The Watchmaker's Daughter: The True Story of World War II Heroine Corrie ten Boom
“The author keeps The Watchmaker’s Daughter a simple, unadorned story that makes the events even more horrific and universal—especially for our times.”
Larry Loftis in The Watchmaker’s Daughter: The True Story of World War II Heroine Corrie Ten Boom, tells the story of one of the Christians who did the dangerous work of saving Jews from the Nazis in World War II. Cornelia “Corrie” ten Boom was the first licensed Dutch woman watchmaker and studied in Switzerland; the author claims that she was “Holland’s best watchmaker.”
The ten Boom family opposed antisemitism and befriended Jews even in the 1930s. Casper ten Boom, Corrie’s father, attended Jewish services and studied Jewish religious rites, Willem, her minister brother, wrote his doctoral dissertation on the threat of rising antisemitism two years after Hitler wrote Mein Kampf.

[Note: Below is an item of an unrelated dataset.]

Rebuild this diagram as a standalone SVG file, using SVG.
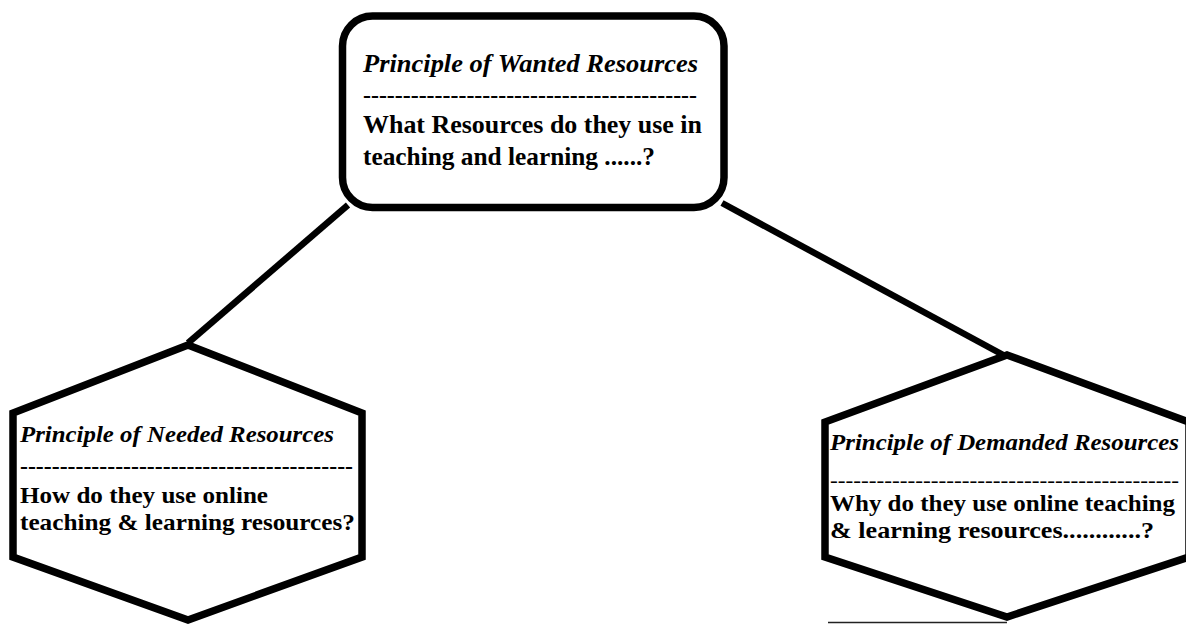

The ten Boom family, however, first became aware of the specific menace of the Nazis with a German apprentice who was a thoroughly indoctrinated member of the Hitler youth. Members of the household do not come to understand what is happening to the government or the media as much as from the example of this boy and his beliefs as an example of something much greater and more horrific.
Loftis is careful and precise in explaining the background so that the reader learns of the coming Holocaust almost as the ten Booms do. The author does provide a concise background of the major events that bring about the Nazis occupation of Holland.
Readers are not burdened with an introduction to Netherlands’ culture, the National Socialist Party, watchmaking, or other distractions from the story. The author keeps The Watchmaker’s Daughter a simple, unadorned story that makes the events even more horrific and universal—especially for our times.
Hitler had the Netherlands/Holland/Dutch Republic invaded in 1940. Despite being hopelessly outgunned, the Dutch put up a strong resistance but were overwhelmed. Jews were immediately forced to register. Willem ten Boom lined up to receive a Star of David as a sign of protest.
Holland’s general population was placed on ration cards, the nation’s all-important export/import business was shuttered, and the Germans did what they could to restrict access to news. The ten Boom household, however, hid a radio so that they could receive Free Dutch broadcasts from Britain.
Peter van Woerden, their neighbor and church organist went to prison for playing the Dutch national anthem. He twice successfully escaped from arrest when he would have suffered impressment, deportation to Germany, and likely death. Van Woerden survived the concentration camps.
The story of the Jews in Hitler’s occupied Holland is more than The Diary of Anne Frank. As the Nazis began rounding up Jewish people for the concentration camps, the ten Boom family, and many other Dutch citizens, started hiding them. Word spread as to where to go for safety from the Nazis.
Loftis explains that the events that followed were not always successful for the British and for the Dutch resistance. “Liquidation” (execution) of traitors became necessary. The Watchmaker’s Daughter has many adventures, disappointments, and ample drama.
Corrie ten Boom began her work stealing ration cards for the Jews her family was hiding. She went on to save Dutch refugees, German deserters, and Jews, including more than 100 Jewish babies orphaned by their parents sent to death camps.
Corrie knew that she could be arrested at any time. She and her family were imprisoned in February 1944. At the time, she was deafly ill and her father Casper, her watchmaker mentor, died in custody. Sister Betsey died in the Nazi slave labor camps.
The Ten Booms survived brutal concentration camps, illness, and slave labor. Many of the Dutch were executed or starved to death. For the whole war, “200,000 Netherlanders had lost their lives in the war” and 16,000 Hollanders were starved to death. Of the Dutch Jews, 140,000 were sent to German concentration camps where 117,000 died.
Corrie faced death many times in her brutal incarceration but was finally returned to Holland, her life saved due to a clerical mistake! She went back to helping the Dutch resistance and, incredibly, after the war ministered to Germans!
Corrie ten Boom became an evangelist for healing Europe after the war. She traveled the world. Her 1971 autobiography The Hiding Place became a bestseller and a major motion picture.
The work of Corrie and her family, in saving Jews and refugees, was not exceptional. Many individuals from different backgrounds risked and sacrificed so much to do what is right. Unfortunately, we still need such inspiration today, as many very different people stand up for human rights, even when the majority feel nothing or differently.
The Watchmaker’s Daughter is a story well worth the time for adult readers but would also make a good companion volume for a young person studying The Diary of Anne Frank, as a means of gaining a broader perspective and context. This work includes a bibliography, Dramatis Personae, illustrations, and notes.